Gross domestic product rose 0.6 percent compared with the second quarter, according to the median survey of 22 economists surveyed by Bloomberg News. From a year earlier, Europe's second- largest economy grew 1.6 percent.
Manufacturing probably grew in the third quarter after shrinking the most in more than two decades in June, economists said. Growth may slow in coming months as a decline in stocks and dwindling exports persuade some companies to postpone investment and the global economies stagnates. The benchmark FTSE 100 Index is down 21.3 percent this year.
``The fourth quarter is looking less promising,'' said Trevor Williams, an economist at Lloyds TSB Bank Plc. ``There is room for another interest-rate cut.''
Concern the global recovery and U.K. consumption are slowing may push the Bank of England to add to last year's seven interest rate reductions, analysts said. Three members of the bank's nine- member Monetary Policy Committee voted to lower rates on Oct. 10, the first votes for a reduction since February.
The government will release the growth figures at 9:30 a.m. London time.
Slowdown Ahead
The U.K. is growing quicker than most of the world's largest economies. Germany's economy expanded 0.3 percent in the second quarter, Italy grew 0.2 percent and French gross domestic product increased 0.5 percent. The U.S. economy grew at an annual rate of 1.3 percent.
Consumer spending, which fuels about two-thirds of the economy, kept the U.K. growing last year while Germany, the U.S. and Japan sank into recession. Spending was spurred by the lowest borrowing costs in 38 years.

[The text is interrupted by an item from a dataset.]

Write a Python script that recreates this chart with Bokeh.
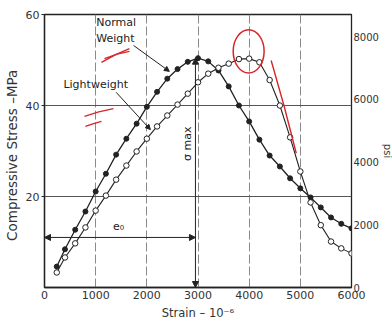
from bokeh.plotting import figure
from bokeh.models import (LinearAxis, Range1d, FixedTicker, Arrow, NormalHead, Label)
from bokeh.embed import file_html
from bokeh.resources import INLINE

# ---- data ----
strain = [240, 400, 600, 800, 1000, 1200, 1400, 1600, 1800, 2000, 2200, 2400,
          2600, 2800, 3000, 3200, 3400, 3600, 3800, 4000, 4200, 4400, 4600,
          4800, 5000, 5200, 5400, 5600, 5800, 6000]
normal_weight = [4.6, 8.4, 12.7, 16.7, 21.1, 25.0, 29.2, 32.7, 36.0, 39.7, 43.0,
                 45.9, 48.0, 49.6, 50.4, 49.7, 47.7, 44.2, 40.0, 36.5, 32.5, 29.0,
                 26.6, 24.0, 21.8, 19.8, 17.6, 15.4, 14.0, 13.0]
lightweight = [3.3, 6.6, 9.7, 13.2, 16.9, 20.2, 23.7, 26.8, 29.9, 32.7, 35.4,
               37.8, 40.2, 42.6, 45.1, 47.0, 48.3, 49.2, 50.2, 50.3, 49.5, 45.6,
               40.0, 33.0, 25.5, 18.7, 13.7, 10.1, 8.6, 7.5]
x_ticks = [0, 1000, 2000, 3000, 4000, 5000, 6000]
y_ticks = [20, 40, 60]
psi_ticks = [0, 2000, 4000, 6000, 8000]
MPA_TO_PSI = 145.038
peak_strain = 2950          # strain at sigma max (e0)
e0_arrow_level = 11.0       # MPa level of the e0 dimension arrow
normal_leader = (1740, 53.2, 2440, 47.5)
light_leader = (1400, 42.9, 2070, 34.7)
# hand-drawn red marks on the scanned page
red_marks = [
    ([1113, 1390, 1660], [49.5, 51.2, 52.5]),
    ([1172, 1420, 1660], [50.3, 51.3, 51.9]),
    ([781, 1060, 1348], [37.6, 38.6, 39.3]),
    ([800, 960, 1113], [35.4, 36.0, 36.5]),
    ([4430, 4680, 4920], [49.9, 40.0, 29.5]),
]
red_circle = (3990, 51.9, 605, 9.5)

FONT = "DejaVu Sans"
INK = "#222222"

p = figure(frame_width=307, frame_height=273, x_range=Range1d(0, 6000), y_range=Range1d(0, 60),
           output_backend="svg", toolbar_location=None,
           min_border_left=41, min_border_right=28, min_border_top=14, min_border_bottom=28)
p.background_fill_color = "white"
p.border_fill_color = "white"
p.outline_line_color = INK
p.outline_line_width = 1.3

# axes
p.xaxis.ticker = FixedTicker(ticks=x_ticks)
p.yaxis.ticker = FixedTicker(ticks=y_ticks)
p.xaxis.axis_label = "Strain – 10⁻⁶"
p.yaxis.axis_label = "Compressive  Stress  –MPa"
for ax in (p.xaxis[0], p.yaxis[0]):
    ax.axis_line_color = INK
    ax.axis_line_width = 1.3
    ax.major_tick_line_color = INK
    ax.minor_tick_line_color = None
    ax.major_tick_in = 0
    ax.major_label_text_font = FONT
    ax.major_label_text_font_size = "11px"
    ax.major_label_text_color = "#333333"
    ax.axis_label_text_font = FONT
    ax.axis_label_text_font_style = "normal"
    ax.axis_label_text_color = "#333333"
p.xaxis.major_tick_out = 0
p.xaxis.major_label_standoff = 3
p.xaxis.axis_label_standoff = 4
p.xaxis.axis_label_text_font_size = "11.5px"
p.yaxis.major_tick_out = 3
p.yaxis.major_label_standoff = 2
p.yaxis.axis_label_standoff = 3
p.yaxis.axis_label_text_font_size = "13.5px"

p.extra_y_ranges = {"psi": Range1d(0, 60 * MPA_TO_PSI)}
ra = LinearAxis(y_range_name="psi", ticker=FixedTicker(ticks=psi_ticks), axis_label="psi")
ra.axis_line_color = None
ra.major_tick_line_color = None
ra.major_tick_out = 0
ra.major_tick_in = 0
ra.minor_tick_line_color = None
ra.major_label_text_font = FONT
ra.major_label_text_font_size = "10px"
ra.major_label_text_color = "#333333"
ra.major_label_standoff = 2
ra.axis_label_standoff = 0
ra.axis_label_text_font = FONT
ra.axis_label_text_font_size = "10px"
ra.axis_label_text_font_style = "normal"
ra.axis_label_text_color = "#333333"
p.add_layout(ra, "right")

# grid
p.xgrid.ticker = FixedTicker(ticks=x_ticks[1:-1])
p.xgrid.grid_line_color = "#8a8a8a"
p.xgrid.grid_line_dash = "9 3"
p.xgrid.grid_line_width = 1
p.ygrid.ticker = FixedTicker(ticks=y_ticks[:-1])
p.ygrid.grid_line_color = "#555555"
p.ygrid.grid_line_width = 1.1

# curves
p.line(strain, normal_weight, line_color=INK, line_width=1.3)
p.scatter(strain, normal_weight, size=5, marker="circle", fill_color=INK, line_color=INK)
p.line(strain, lightweight, line_color=INK, line_width=1.1)
p.scatter(strain, lightweight, size=5.5, marker="circle", fill_color="white",
          line_color=INK, line_width=1)

# dimension arrows
peak_stress = max(normal_weight)
p.add_layout(Arrow(x_start=peak_strain, y_start=0, x_end=peak_strain, y_end=peak_stress,
                   line_color=INK, line_width=1,
                   start=NormalHead(size=6, fill_color=INK, line_color=INK),
                   end=NormalHead(size=6, fill_color=INK, line_color=INK)))
p.add_layout(Arrow(x_start=0, y_start=e0_arrow_level, x_end=peak_strain, y_end=e0_arrow_level,
                   line_color=INK, line_width=1,
                   start=NormalHead(size=6, fill_color=INK, line_color=INK),
                   end=NormalHead(size=6, fill_color=INK, line_color=INK)))
for (xs, ys, xe, ye) in (normal_leader, light_leader):
    p.add_layout(Arrow(x_start=xs, y_start=ys, x_end=xe, y_end=ye,
                       line_color=INK, line_width=1,
                       end=NormalHead(size=5, fill_color=INK, line_color=INK)))

# labels
def lab(x, y, text, size="11px", angle=0, align="left", baseline="middle"):
    p.add_layout(Label(x=x, y=y, text=text, text_font=FONT, text_font_size=size,
                       text_color=INK, angle=angle, text_align=align,
                       text_baseline=baseline))

lab(1010, 59.6, "Normal\nWeight", baseline="top")
lab(370, 44.6, "Lightweight")
lab(1450, 13.4, "e₀", align="center")
lab(2790, 31.6, "σ max", angle=1.5708, align="center")

# red hand marks
for xs, ys in red_marks:
    p.line(xs, ys, line_color="#d8262b", line_width=1.4)
cx, cy, cw, ch = red_circle
p.ellipse(x=[cx], y=[cy], width=cw, height=ch, fill_color=None,
          line_color="#d8262b", line_width=1.5)

open("out.html", "w").write(file_html(p, INLINE))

Still, there are signs consumption is slowing. Retail sales growth slowed to 0.4 percent in September from 0.7 percent the previous month, government figures released yesterday showed.
``U.K. domestic demand (though not total demand) had been less strong over the second and third quarters than expected,'' according to the three policy makers who voted for a cut, the Bank of England's minutes said.
``Without a pre-emptive repo rate reduction now, domestic demand growth might fall faster than currently envisaged, leaving inflation below target for longer,'' the minutes said.
Manufacturing, which accounts for about a fifth of the economy, may also falter. Confidence among producers fell for the first time since January this month and factory orders worsened, a survey by the Confederation of British Industry, the country's largest business lobby, shoed this week.
The economic recovery in the U.S. and the dozen countries sharing the euro has stalled, reducing demand for British goods. The euro economy will grow less than 1 percent this year, the slowest since 1993, the European Commission predicts.